(Stated goal) Leave out the pictures, and write out exactly the lines from the beginning of the material to the line holding "import * as", that line included, and nothing else.

(Given data)
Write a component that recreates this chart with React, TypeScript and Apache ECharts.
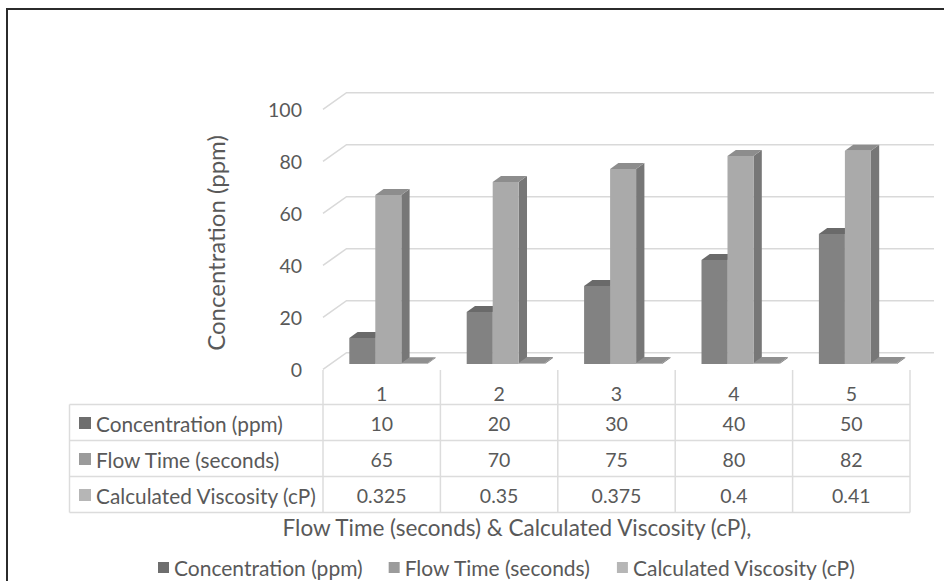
import React, { useEffect, useRef } from "react";
import * as echarts from "echarts";

// Data
const categories = ["1", "2", "3", "4", "5"];
const concentration = [10, 20, 30, 40, 50];
const flowTime = [65, 70, 75, 80, 82];
const viscosity = [0.325, 0.35, 0.375, 0.4, 0.41];
const valueTicks = [0, 20, 40, 60, 80, 100];
const seriesNames = [
  "Concentration (ppm)",
  "Flow Time (seconds)",
  "Calculated Viscosity (cP)",
];
const yTitle = "Concentration (ppm)";
const xTitle = "Flow Time (seconds) & Calculated Viscosity (cP),";

const FONT = "Lato, 'Noto Sans', sans-serif";
const TEXT = "#595959";
const GRID_LINE = "#d9d9d9";
const TABLE_LINE = "#dcdcdc";

// legend / key colours and lit faces of each 3D column
const keyColors = ["#6e6e6e", "#9b9b9b", "#b6b6b6"];
const faceColors = [
  { front: "#828282", top: "#6a6a6a", side: "#686868" },
  { front: "#aaaaaa", top: "#8d8d8d", side: "#777777" },
  { front: "#b4b4b4", top: "#8f8f8f", side: "#7a7a7a" },
];

const DEPTH_X = 8.3;
const DEPTH_Y = 6;
const WALL_X = 23.5;
const WALL_BACK = 11.3;
const WALL_FRONT = 5.3;

const TABLE_LEFT = 69.5;
const HEADER_TOP = 370;
const ROW_LINES = [404.5, 440.5, 476.5, 512.5];
const ROW_TEXT_Y = [393, 423, 459, 495];

function columnSeries(k: number, values: number[]) {
  return {
    type: "custom",
    name: seriesNames[k],
    itemStyle: { color: keyColors[k] },
    z: 10 + k,
    data: values.map((v, i) => [i, v]),
    renderItem: (params: any, api: any) => {
      const idx = api.value(0);
      const v = api.value(1);
      const [cx, y0] = api.coord([idx, 0]);
      const y1 = api.coord([idx, v])[1];
      const band = api.size([1, 0])[0];
      const w = band * 0.2215;
      const s = cx - band / 2 + band * 0.224 + k * w;
      const c = faceColors[k];
      return {
        type: "group",
        children: [
          {
            type: "polygon",
            shape: {
              points: [
                [s + w, y1],
                [s + w + DEPTH_X, y1 - DEPTH_Y],
                [s + w + DEPTH_X, y0 - DEPTH_Y],
                [s + w, y0],
              ],
            },
            style: { fill: c.side },
          },
          {
            type: "polygon",
            shape: {
              points: [
                [s, y1],
                [s + w, y1],
                [s + w + DEPTH_X, y1 - DEPTH_Y],
                [s + DEPTH_X, y1 - DEPTH_Y],
              ],
            },
            style: { fill: c.top },
          },
          {
            type: "rect",
            shape: { x: s, y: y1, width: w, height: Math.max(y0 - y1, 0.8) },
            style: { fill: c.front },
          },
        ],
      };
    },
  };
}

export default function App() {
  const ref = useRef<HTMLDivElement>(null);

  useEffect(() => {
    if (!ref.current) return;
    const chart = echarts.init(ref.current, null, { renderer: "svg" });

    const rowValues = [concentration, flowTime, viscosity];

    const graphic: any[] = [
      // frame
      { type: "line", shape: { x1: 6, y1: 9, x2: 944, y2: 9 }, style: { stroke: "#2b2b2b", lineWidth: 2 } },
      { type: "line", shape: { x1: 7, y1: 8, x2: 7, y2: 581 }, style: { stroke: "#2b2b2b", lineWidth: 2 } },
      // axis titles
      {
        type: "text",
        x: 215,
        y: 243,
        rotation: Math.PI / 2,
        style: { text: yTitle, fill: TEXT, font: `24px ${FONT}`, align: "center", verticalAlign: "middle" },
      },
      {
        type: "text",
        x: 517,
        y: 527,
        style: { text: xTitle, fill: TEXT, font: `22.5px ${FONT}`, align: "center", verticalAlign: "middle" },
      },
      // data table row rules
      ...ROW_LINES.map((y) => ({
        type: "line",
        shape: { x1: TABLE_LEFT, y1: y, x2: 910, y2: y },
        style: { stroke: TABLE_LINE, lineWidth: 1.5 },
      })),
      {
        type: "line",
        shape: { x1: TABLE_LEFT, y1: ROW_LINES[0], x2: TABLE_LEFT, y2: ROW_LINES[3] },
        style: { stroke: TABLE_LINE, lineWidth: 1.5 },
      },
      // row headers with legend keys
      ...seriesNames.flatMap((name, k) => [
        {
          type: "rect",
          shape: { x: 79, y: ROW_TEXT_Y[k + 1] - 6, width: 12, height: 12 },
          style: { fill: keyColors[k] },
        },
        {
          type: "text",
          x: 96,
          y: ROW_TEXT_Y[k + 1],
          style: { text: name, fill: TEXT, font: `20.8px ${FONT}`, align: "left", verticalAlign: "middle" },
        },
      ]),
    ];

    chart.setOption({
      animation: false,
      backgroundColor: "#ffffff",
      textStyle: { fontFamily: FONT },
      grid: { left: 323, right: 34, top: 104, bottom: 217, containLabel: false },
      xAxis: {
        type: "category",
        data: categories,
        boundaryGap: true,
        show: false,
      },
      yAxis: {
        type: "value",
        min: 0,
        max: 100,
        interval: 20,
        show: false,
      },
      legend: {
        left: 153,
        top: 552,
        icon: "rect",
        itemWidth: 11,
        itemHeight: 11,
        itemGap: 26,
        selectedMode: false,
        data: seriesNames,
        textStyle: { color: TEXT, fontSize: 21, fontFamily: FONT },
      },
      graphic,
      series: [
        // 3D walls: back gridlines with bevelled front segment and tick labels
        {
          type: "custom",
          name: "walls",
          z: 1,
          silent: true,
          data: valueTicks.map((v) => [0, v]),
          renderItem: (params: any, api: any) => {
            const v = api.value(1);
            const y = api.coord([0, v])[1];
            const cs = params.coordSys;
            const x0 = cs.x;
            return {
              type: "group",
              children: [
                {
                  type: "polyline",
                  shape: {
                    points: [
                      [x0, y + WALL_FRONT],
                      [x0 + WALL_X, y - WALL_BACK],
                      [x0 + cs.width + 24, y - WALL_BACK],
                    ],
                  },
                  style: { stroke: GRID_LINE, lineWidth: 1.6, fill: "none" },
                },
                {
                  type: "text",
                  x: x0 - 21,
                  y: y + WALL_FRONT,
                  style: {
                    text: String(v),
                    fill: TEXT,
                    font: `19.5px ${FONT}`,
                    align: "right",
                    verticalAlign: "middle",
                  },
                },
              ],
            };
          },
        },
        columnSeries(0, concentration),
        columnSeries(1, flowTime),
        columnSeries(2, viscosity),
        // data table columns: category header and the three value rows
        {
          type: "custom",
          name: "table",
          z: 2,
          silent: true,
          data: categories.map((c, i) => [i, 0]),
          renderItem: (params: any, api: any) => {
            const idx = api.value(0);
            const cx = api.coord([idx, 0])[0];
            const band = api.size([1, 0])[0];
            const left = cx - band / 2;
            const children: any[] = [
              {
                type: "line",
                shape: { x1: left, y1: HEADER_TOP, x2: left, y2: ROW_LINES[3] },
                style: { stroke: TABLE_LINE, lineWidth: 1.5 },
              },
              {
                type: "text",
                x: cx,
                y: ROW_TEXT_Y[0],
                style: { text: categories[idx], fill: TEXT, font: `19.5px ${FONT}`, align: "center", verticalAlign: "middle" },
              },
              ...rowValues.map((vals, r) => ({
                type: "text",
                x: cx,
                y: ROW_TEXT_Y[r + 1],
                style: { text: String(vals[idx]), fill: TEXT, font: `19.5px ${FONT}`, align: "center", verticalAlign: "middle" },
              })),
            ];
            if (idx === categories.length - 1) {
              children.push({
                type: "line",
                shape: { x1: left + band, y1: HEADER_TOP, x2: left + band, y2: ROW_LINES[3] },
                style: { stroke: TABLE_LINE, lineWidth: 1.5 },
              });
            }
            return { type: "group", children };
          },
        },
      ],
    });

    return () => chart.dispose();
  }, []);

  return (
    <div
      ref={ref}
      style={{ position: "fixed", left: 0, top: 0, width: 944, height: 581, background: "#fff" }}
    />
  );
}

(Response to this task)
Write a component that recreates this chart with React, TypeScript and Apache ECharts.
import React, { useEffect, useRef } from "react";
import * as echarts from "echarts";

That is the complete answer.